#### [Task goal]
Quote exactly the lines between the line containing "What Altair code" and the line containing "import pandas as pd", counting those two lines as part of the range. Leave the rest out.

#### [Data records]
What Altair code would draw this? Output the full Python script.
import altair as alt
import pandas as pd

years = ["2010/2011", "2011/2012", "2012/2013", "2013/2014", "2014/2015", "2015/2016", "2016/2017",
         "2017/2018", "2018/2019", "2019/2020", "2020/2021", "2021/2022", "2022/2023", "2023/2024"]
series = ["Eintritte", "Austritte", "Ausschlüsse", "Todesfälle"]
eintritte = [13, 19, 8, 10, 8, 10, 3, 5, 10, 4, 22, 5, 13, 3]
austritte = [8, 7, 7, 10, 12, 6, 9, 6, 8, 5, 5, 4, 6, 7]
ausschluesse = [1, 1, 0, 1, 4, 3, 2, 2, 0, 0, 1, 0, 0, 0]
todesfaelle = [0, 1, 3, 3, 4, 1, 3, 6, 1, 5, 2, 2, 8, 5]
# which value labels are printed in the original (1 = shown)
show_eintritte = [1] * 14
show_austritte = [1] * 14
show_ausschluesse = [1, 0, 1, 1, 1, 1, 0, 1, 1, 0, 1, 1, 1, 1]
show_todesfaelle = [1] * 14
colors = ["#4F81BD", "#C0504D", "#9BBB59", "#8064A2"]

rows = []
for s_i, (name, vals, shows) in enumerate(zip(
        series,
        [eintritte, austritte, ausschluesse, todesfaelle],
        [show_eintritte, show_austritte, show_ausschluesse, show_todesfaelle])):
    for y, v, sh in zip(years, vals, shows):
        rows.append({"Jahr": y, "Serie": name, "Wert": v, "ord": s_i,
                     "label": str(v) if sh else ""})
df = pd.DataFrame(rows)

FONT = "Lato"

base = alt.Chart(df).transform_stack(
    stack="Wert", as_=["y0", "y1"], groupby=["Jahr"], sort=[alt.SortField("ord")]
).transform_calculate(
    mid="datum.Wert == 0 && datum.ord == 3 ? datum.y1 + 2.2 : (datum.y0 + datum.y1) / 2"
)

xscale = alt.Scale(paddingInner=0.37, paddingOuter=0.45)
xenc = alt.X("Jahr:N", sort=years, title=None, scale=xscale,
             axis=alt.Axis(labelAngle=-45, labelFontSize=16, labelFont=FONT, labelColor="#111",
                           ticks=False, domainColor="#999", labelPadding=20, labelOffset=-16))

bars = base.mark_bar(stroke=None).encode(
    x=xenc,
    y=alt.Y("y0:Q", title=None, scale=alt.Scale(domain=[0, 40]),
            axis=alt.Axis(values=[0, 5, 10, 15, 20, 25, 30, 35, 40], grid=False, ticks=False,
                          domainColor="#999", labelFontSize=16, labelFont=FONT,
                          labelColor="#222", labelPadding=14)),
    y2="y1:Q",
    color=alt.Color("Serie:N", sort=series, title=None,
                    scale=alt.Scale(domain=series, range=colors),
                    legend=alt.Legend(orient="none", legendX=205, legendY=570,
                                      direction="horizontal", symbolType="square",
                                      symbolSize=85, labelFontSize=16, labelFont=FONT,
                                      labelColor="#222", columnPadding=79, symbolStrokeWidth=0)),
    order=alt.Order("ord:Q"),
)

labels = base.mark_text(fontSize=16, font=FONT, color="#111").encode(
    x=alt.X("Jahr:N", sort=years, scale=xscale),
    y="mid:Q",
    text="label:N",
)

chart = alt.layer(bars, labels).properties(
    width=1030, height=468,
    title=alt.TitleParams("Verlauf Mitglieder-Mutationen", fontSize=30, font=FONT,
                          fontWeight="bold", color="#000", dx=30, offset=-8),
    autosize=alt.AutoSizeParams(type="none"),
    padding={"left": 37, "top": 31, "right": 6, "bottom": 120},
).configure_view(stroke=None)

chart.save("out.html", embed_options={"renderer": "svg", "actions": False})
* * *
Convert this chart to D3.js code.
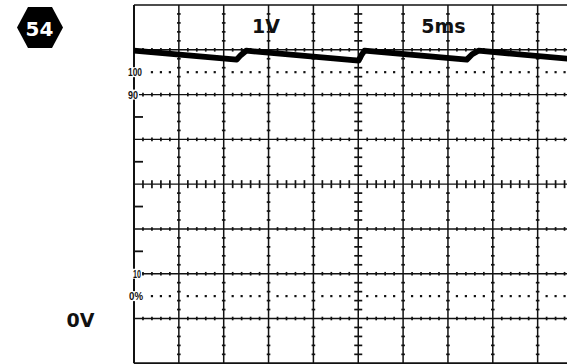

#### [Expected output]
What Altair code would draw this? Output the full Python script.
import altair as alt
import pandas as pd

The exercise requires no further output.